### Data extract
⁂
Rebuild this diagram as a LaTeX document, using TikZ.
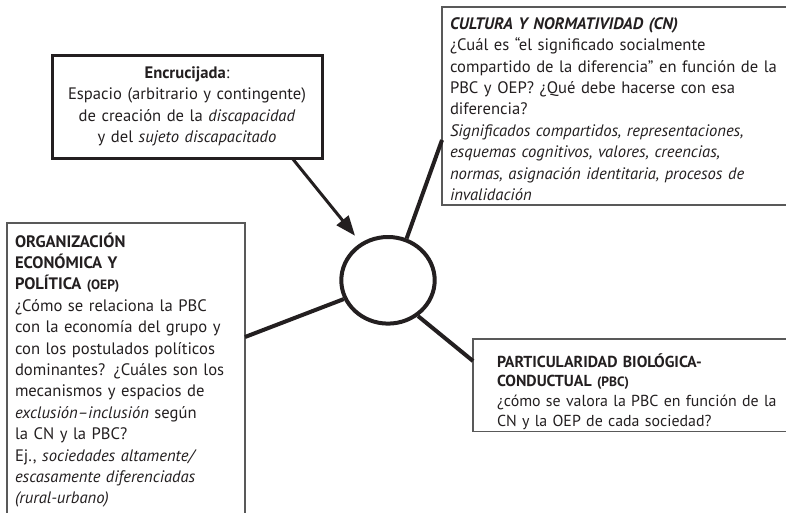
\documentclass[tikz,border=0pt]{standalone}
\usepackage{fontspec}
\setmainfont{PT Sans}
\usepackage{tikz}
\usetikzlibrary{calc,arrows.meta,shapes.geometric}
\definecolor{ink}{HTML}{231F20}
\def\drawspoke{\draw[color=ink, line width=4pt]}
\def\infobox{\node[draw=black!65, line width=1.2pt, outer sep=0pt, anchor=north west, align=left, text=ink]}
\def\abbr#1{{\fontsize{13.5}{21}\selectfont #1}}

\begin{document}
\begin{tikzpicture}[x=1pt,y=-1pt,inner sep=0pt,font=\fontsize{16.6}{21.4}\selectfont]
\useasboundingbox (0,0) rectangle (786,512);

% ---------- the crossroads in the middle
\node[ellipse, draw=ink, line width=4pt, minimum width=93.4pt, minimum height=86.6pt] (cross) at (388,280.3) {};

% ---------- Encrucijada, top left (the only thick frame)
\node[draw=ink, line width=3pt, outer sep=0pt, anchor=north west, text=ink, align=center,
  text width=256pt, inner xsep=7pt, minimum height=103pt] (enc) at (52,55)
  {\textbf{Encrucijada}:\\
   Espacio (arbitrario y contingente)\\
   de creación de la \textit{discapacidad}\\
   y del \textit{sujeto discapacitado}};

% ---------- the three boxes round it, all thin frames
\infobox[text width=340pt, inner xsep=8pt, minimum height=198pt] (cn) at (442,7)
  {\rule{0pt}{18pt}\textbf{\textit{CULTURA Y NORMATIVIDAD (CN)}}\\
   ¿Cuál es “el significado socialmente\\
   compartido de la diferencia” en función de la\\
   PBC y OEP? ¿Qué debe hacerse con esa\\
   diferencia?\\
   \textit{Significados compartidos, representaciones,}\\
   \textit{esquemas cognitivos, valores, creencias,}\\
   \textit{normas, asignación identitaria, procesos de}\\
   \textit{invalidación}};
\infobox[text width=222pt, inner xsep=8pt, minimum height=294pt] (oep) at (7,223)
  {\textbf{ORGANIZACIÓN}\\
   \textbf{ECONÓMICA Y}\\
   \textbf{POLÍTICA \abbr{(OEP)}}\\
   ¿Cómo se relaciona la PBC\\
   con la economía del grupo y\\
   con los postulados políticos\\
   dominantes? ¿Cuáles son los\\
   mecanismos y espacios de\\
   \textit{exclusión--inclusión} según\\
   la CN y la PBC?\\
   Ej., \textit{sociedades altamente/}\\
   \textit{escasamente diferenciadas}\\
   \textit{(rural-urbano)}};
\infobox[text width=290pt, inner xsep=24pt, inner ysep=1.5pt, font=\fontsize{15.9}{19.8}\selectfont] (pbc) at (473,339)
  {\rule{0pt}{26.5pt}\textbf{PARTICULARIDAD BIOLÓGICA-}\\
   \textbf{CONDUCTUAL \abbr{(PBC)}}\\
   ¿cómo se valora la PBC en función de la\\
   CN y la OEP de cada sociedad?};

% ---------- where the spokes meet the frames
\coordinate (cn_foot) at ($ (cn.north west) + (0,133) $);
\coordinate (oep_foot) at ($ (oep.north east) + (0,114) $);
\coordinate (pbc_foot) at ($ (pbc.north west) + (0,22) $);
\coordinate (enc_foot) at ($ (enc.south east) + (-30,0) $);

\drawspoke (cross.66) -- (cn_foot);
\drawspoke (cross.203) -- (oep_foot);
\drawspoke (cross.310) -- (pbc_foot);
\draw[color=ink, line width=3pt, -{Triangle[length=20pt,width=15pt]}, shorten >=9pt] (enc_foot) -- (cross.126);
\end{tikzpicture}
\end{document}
⁂
### Exercise task
Give again, word for word, every line from the top of the data through the line with "line width=4pt, minimum", both ends included, and exclude the pictures.

### Response
Rebuild this diagram as a LaTeX document, using TikZ.
\documentclass[tikz,border=0pt]{standalone}
\usepackage{fontspec}
\setmainfont{PT Sans}
\usepackage{tikz}
\usetikzlibrary{calc,arrows.meta,shapes.geometric}
\definecolor{ink}{HTML}{231F20}
\def\drawspoke{\draw[color=ink, line width=4pt]}
\def\infobox{\node[draw=black!65, line width=1.2pt, outer sep=0pt, anchor=north west, align=left, text=ink]}
\def\abbr#1{{\fontsize{13.5}{21}\selectfont #1}}

\begin{document}
\begin{tikzpicture}[x=1pt,y=-1pt,inner sep=0pt,font=\fontsize{16.6}{21.4}\selectfont]
\useasboundingbox (0,0) rectangle (786,512);

% ---------- the crossroads in the middle
\node[ellipse, draw=ink, line width=4pt, minimum width=93.4pt, minimum height=86.6pt] (cross) at (388,280.3) {};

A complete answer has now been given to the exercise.